Rescue in the Raging River

LOCAL

Distraught man on bridge stared into the Blackstone River below him. Police recount rescue.

Mark Reynolds
Providence Journal

The man's behavior had kept the focus of determined police officers and rescuers for more than 90 minutes.

They hollered over the noise of driving, torrential rain and tried to keep him talking and undistracted by the whoosh of heavy wind around the Court Street bridge.

"He would get quiet, turn his body toward the river and take his hand off the railing," says the report of Woonsocket police officer Joseph A. Wasilewski Jr., who has training as a negotiator.

"I pled with him to look at me and keep his hands on the railing," Wasilewski recalls.

But Wasilewski feared he had lost his connection with the man.

Conversation broken off, situation falls apart

A firefighter moved in as the man looked straight down, and Wasilewski feared the worst.

The firefighter darted toward the man and lunged at him, trying to get a safety line around his midsection.

Wasilewski and other officers lunged, too. Wasilewski grabbed the man's sweatshirt, but the man slipped away.

The safety line was not on him. The Blackstone raged below.

A life in danger amid heavy rain and howling wind

The drama on the bridge Sunday night is captured in detailed police reports that were provided to The Providence Journal on Wednesday afternoon.

The initial call to the Court Street Bridge came in at 7:13 p.m.

Police Sgt. Jesse I. Nunnemacher arrived to find three police officers talking to the man.

Nunnemacher asked dispatchers to summon negotiators.

He called for the bridge to be closed to traffic and found a location for rescuers to stage on the north side of the Blackstone, downstream from the bridge.

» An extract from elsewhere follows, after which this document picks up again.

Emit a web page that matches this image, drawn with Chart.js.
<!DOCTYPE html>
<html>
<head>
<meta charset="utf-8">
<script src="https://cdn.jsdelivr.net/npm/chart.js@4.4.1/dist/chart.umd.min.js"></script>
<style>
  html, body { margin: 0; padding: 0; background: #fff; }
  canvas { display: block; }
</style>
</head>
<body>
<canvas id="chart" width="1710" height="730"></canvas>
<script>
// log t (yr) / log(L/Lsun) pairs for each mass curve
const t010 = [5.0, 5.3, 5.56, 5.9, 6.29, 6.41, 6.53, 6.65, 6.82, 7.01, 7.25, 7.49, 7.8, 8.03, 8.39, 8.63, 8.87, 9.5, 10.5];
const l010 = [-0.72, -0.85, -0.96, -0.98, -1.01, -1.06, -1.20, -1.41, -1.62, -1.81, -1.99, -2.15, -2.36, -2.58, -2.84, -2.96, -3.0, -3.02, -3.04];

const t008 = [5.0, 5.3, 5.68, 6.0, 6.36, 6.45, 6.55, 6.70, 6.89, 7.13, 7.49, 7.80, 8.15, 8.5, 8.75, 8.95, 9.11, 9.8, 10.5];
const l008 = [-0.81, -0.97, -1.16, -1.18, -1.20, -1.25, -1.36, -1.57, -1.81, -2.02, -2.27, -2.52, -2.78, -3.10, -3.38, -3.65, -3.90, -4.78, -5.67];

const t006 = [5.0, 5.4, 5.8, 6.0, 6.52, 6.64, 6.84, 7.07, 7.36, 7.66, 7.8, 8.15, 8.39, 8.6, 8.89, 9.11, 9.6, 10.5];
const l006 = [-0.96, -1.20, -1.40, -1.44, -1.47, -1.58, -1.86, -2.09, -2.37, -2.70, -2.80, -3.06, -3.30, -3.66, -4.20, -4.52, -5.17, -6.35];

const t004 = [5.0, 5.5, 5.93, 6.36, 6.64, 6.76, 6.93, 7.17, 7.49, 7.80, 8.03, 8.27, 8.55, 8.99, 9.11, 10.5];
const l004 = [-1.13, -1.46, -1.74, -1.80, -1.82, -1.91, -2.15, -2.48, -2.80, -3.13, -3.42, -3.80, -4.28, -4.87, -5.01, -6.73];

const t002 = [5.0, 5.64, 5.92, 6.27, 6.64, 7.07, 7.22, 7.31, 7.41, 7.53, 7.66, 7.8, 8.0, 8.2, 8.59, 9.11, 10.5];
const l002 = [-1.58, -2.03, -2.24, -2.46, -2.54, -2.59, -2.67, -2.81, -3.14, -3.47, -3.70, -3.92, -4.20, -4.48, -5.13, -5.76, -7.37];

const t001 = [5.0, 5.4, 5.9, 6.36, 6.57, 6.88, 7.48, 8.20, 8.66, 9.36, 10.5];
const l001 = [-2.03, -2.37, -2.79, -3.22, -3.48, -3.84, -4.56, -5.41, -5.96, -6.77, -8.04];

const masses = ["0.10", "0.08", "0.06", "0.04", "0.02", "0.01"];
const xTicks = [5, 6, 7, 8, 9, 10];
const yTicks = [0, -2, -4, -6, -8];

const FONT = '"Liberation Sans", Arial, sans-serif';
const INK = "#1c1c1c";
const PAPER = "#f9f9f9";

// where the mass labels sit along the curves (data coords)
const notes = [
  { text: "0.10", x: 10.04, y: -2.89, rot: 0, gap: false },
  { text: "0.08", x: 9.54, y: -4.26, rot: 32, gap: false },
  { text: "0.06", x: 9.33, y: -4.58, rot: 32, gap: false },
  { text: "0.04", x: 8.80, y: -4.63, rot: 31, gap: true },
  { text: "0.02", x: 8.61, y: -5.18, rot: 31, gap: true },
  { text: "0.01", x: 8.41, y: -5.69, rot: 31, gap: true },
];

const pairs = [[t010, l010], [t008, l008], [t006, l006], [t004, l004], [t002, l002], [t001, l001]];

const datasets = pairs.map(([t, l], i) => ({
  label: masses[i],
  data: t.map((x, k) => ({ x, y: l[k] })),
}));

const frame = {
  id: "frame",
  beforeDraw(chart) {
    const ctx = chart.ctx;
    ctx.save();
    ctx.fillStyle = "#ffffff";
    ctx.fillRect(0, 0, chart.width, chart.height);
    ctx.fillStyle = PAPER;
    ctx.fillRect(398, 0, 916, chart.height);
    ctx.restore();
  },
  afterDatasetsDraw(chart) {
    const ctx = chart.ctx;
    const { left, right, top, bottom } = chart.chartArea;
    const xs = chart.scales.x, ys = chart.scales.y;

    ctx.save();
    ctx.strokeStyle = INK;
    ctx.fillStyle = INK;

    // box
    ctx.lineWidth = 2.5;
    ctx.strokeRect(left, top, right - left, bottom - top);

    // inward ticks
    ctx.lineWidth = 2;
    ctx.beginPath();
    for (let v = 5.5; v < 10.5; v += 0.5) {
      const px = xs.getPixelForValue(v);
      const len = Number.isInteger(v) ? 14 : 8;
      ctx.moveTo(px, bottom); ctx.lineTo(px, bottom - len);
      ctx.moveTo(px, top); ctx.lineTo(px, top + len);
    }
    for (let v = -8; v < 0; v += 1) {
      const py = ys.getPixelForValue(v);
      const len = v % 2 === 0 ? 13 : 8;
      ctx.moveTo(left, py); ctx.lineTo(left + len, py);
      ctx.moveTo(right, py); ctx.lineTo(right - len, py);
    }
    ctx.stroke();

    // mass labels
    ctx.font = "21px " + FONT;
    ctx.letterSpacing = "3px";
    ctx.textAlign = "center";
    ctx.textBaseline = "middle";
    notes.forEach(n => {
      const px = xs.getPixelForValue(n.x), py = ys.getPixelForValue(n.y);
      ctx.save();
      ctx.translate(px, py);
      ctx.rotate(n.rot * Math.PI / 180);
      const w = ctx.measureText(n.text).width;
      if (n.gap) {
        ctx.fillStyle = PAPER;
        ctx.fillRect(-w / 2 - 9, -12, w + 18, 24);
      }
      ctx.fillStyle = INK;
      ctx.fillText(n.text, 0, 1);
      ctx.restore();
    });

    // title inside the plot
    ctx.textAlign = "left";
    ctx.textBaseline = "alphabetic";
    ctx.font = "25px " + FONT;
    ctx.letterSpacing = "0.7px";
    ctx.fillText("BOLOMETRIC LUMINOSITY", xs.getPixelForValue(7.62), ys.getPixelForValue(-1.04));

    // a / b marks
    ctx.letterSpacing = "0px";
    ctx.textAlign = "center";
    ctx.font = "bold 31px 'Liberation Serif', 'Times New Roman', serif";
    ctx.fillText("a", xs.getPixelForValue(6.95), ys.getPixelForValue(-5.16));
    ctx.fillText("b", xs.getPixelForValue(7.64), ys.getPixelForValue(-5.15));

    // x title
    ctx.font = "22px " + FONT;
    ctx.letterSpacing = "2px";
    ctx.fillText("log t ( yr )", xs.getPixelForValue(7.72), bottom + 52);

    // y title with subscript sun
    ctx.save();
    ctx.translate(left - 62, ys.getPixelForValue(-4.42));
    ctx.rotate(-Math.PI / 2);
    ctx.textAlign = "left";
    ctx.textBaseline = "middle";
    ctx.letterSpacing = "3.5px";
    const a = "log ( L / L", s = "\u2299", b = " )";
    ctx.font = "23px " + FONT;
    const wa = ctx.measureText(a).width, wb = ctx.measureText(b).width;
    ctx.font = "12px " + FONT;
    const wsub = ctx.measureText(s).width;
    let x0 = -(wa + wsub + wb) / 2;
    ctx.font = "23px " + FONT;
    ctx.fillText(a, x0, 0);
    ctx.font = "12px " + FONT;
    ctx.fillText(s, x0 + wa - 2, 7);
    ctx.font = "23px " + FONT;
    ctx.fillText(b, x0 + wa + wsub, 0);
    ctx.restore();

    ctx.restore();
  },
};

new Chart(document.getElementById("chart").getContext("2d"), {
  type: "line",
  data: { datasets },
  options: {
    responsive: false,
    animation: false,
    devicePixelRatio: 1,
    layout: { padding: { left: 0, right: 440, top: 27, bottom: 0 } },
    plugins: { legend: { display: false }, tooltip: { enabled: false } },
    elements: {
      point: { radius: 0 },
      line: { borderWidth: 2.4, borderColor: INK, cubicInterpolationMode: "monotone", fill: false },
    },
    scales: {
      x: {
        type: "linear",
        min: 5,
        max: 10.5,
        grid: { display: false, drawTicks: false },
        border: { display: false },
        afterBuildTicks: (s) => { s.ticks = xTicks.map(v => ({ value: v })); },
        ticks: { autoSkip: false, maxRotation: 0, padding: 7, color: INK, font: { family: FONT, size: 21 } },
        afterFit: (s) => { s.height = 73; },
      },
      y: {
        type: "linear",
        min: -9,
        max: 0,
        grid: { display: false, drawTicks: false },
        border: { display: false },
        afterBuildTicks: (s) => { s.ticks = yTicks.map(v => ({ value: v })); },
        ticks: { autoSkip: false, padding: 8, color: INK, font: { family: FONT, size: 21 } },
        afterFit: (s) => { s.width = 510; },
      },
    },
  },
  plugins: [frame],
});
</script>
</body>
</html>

An untalkative man on a perch, fixated on a river

Woonsocket police Sgt. Andrew R. Girard had found the man unreceptive to his instructions about not jumping.

"We spoke to him for an extended period of time," says Girard's report.

The man wasn't interested in talking to someone from his church or from the Community Care Alliance. Girard recalls that the man told him he had stopped seeing a psychologist.

"He did not like to make eye contact with us while we spoke and continued to look down," recalls Girard.

Girard could hear the side the man's shoes tapping the edge of the bridge. He and other officers told the man that he wasn't in any trouble.

The river below was so rough that firefighters could not deploy a rescue boat, according to Wasilewski's report.

The man refused when Wasilewski urged him to come back over the railing and onto the bridge.

Rescue swimmer reaches him in the raging Blackstone

Wasilewski tried to talk with the man about his family and friends and about his workplace and his friends at work.

"Nothing seemed to spark his interest," Wasilewski recalls in his report.

"While we were trying to talk … he would take his hands off the railing and hold onto it by only his arm and elbow," he recalls.

It was about 9 p.m. when the man, resisting all intervention, fell into the roiling river, Nunnemacher says.

The river was about 90 feet below, his report says. The swirling surface was shrouded in darkness.

The officers tried to find the man in the beams of their flashlights.

Firefighters "made several attempts at a swift-water rescue," Nunnemacher said.

Girard recalls that a rescue swimmer reached the man and tried to lift him him above the water. But he slipped away.

He clings to a rope but can't hold on

Woonsocket firefighters had stretched a rope across the river.

At one point, the man clung to it, holding on for more than a minute before the rushing waters pulled him free, toward Kennedy Manor, Girard recalls.

Then, Cumberland Firefighter Kevin Dube connected with the man.

Dube hauled him to the south shore of the river, behind Sheehan Printing.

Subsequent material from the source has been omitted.